Stage four means that there is lymph node involvement in the cancer. Unlike a breast cancer that has metastasized, throat cancer at this stage is not as widespread.

Cullen said that doctors likely did not operate because chemotherapy and radiation "work very well" with throat cancers. Removing a tumor at the base of the tongue could lead to speech and swallowing problems.

Others who have been diagnosed with throat cancer are writer Christopher Hitchens, who was diagnosed this summer, former Texas Gov. Ann Richards and the late actor Ron Silver.

Throat Cancer Facts

Throat cancer forms in the tissues of the pharynx, the hollow tube inside the neck that starts behind the nose and ends at the top of the windpipe and esophagus.
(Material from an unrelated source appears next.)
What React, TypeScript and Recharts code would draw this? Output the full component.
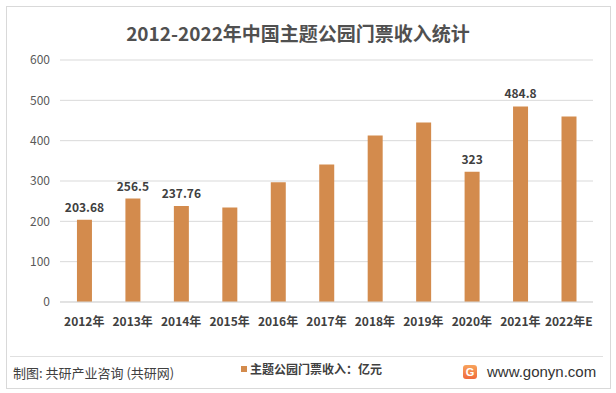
import React from 'react';
import { BarChart, Bar, XAxis, YAxis, CartesianGrid, LabelList } from 'recharts';

const years = ['2012年', '2013年', '2014年', '2015年', '2016年', '2017年', '2018年', '2019年', '2020年', '2021年', '2022年E'];
const revenue = [203.68, 256.5, 237.76, 234, 297, 341, 413, 445, 323, 484.8, 460];
const shownLabels = ['203.68', '256.5', '237.76', '', '', '', '', '', '323', '484.8', ''];
const yTicks = [0, 100, 200, 300, 400, 500, 600];

const data = years.map((year, i) => ({ year, value: revenue[i], label: shownLabels[i] }));

const font = "'Noto Sans CJK SC', 'Noto Sans', sans-serif";
const barColor = '#D38B4D';

export default function App() {
  return (
    <div style={{ position: 'absolute', left: 0, top: 0, width: 616, height: 393, background: '#fff', fontFamily: font }}>
      <div style={{ position: 'absolute', left: 6, top: 6, width: 603, height: 381, border: '1px solid #d9d9d9' }} />
      <div style={{ position: 'absolute', left: 0, width: 596, top: 21, textAlign: 'center', fontSize: 19, fontWeight: 700, color: '#505050', lineHeight: '24px' }}>
        2012-2022年中国主题公园门票收入统计
      </div>
      <div style={{ position: 'absolute', left: 0, top: 0 }}>
        <BarChart width={616} height={340} data={data} margin={{ top: 60, right: 23, bottom: 8, left: 0 }} barCategoryGap="35%">
          <CartesianGrid vertical={false} stroke="#d9d9d9" />
          <XAxis
            dataKey="year"
            height={30}
            axisLine={{ stroke: '#d9d9d9' }}
            tickLine={false}
            tickMargin={9}
            interval={0}
            tick={{ fontSize: 12, fill: '#404040', fontWeight: 700, fontFamily: font }}
          />
          <YAxis
            width={60}
            domain={[0, 600]}
            ticks={yTicks}
            axisLine={false}
            tickLine={false}
            tickMargin={4}
            tick={{ fontSize: 12, fill: '#595959', fontFamily: font }}
          />
          <Bar dataKey="value" fill={barColor} isAnimationActive={false}>
            <LabelList dataKey="label" position="top" offset={8} style={{ fontSize: 12, fontWeight: 700, fill: '#404040', fontFamily: font }} />
          </Bar>
        </BarChart>
      </div>
      <div style={{ position: 'absolute', left: 10, top: 356, width: 593, borderTop: '1px solid #e0e0e0' }} />
      <div style={{ position: 'absolute', left: 13, top: 364, fontSize: 13, color: '#404040', lineHeight: '18px' }}>
        制图: 共研产业咨询 (共研网)
      </div>
      <div style={{ position: 'absolute', left: 241, top: 360, fontSize: 12, fontWeight: 700, color: '#404040', lineHeight: '18px', display: 'flex', alignItems: 'center' }}>
        <span style={{ display: 'inline-block', width: 6, height: 6, background: barColor, marginRight: 3 }} />
        主题公园门票收入：亿元
      </div>
      <div style={{ position: 'absolute', left: 463, top: 363, display: 'flex', alignItems: 'center' }}>
        <span style={{ display: 'inline-block', width: 14, height: 14, borderRadius: 3, background: 'linear-gradient(#f7a35c, #f06a3c)', color: '#fff', fontSize: 11, fontWeight: 700, lineHeight: '14px', textAlign: 'center', marginRight: 10, fontFamily: 'Arial, sans-serif' }}>G</span>
        <span style={{ fontSize: 15, color: '#333', fontFamily: "'Liberation Sans', Arial, sans-serif" }}>www.gonyn.com</span>
      </div>
    </div>
  );
}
It can include cancer of the nasopharynx (the upper part of the throat behind the nose), the oropharynx (the middle part of the pharynx), and the hypopharynx (the bottom part of the pharynx). Cancer of the larynx (voice box) may also be included as a type of throat cancer.

Most throat cancers are squamous cell carcinomas.

According to the National Cancer Institute, there were 12,720 new cases of laryngeal and 12,660 of pharyngeal in 2010. The estimated annual deaths are 3,600 and 2,410, respectively.

Head and neck cancers account for approximately 3 to 5 percent of all cancers in the United States. These cancers are more common in men and in people over age 50.

Risk factors include tobacco and alcohol use: 85 percent of all head and neck cancers are related to smoking and that risk increases with alcohol use.

Some reports have found that people who smoke and drink are up to 100 times more likely to get head and neck cancer than are people with neither habit.

Other risk factors are the human papilloma virus, a group of about 100 different viruses. The 16 and 18 are associated with throat cancer.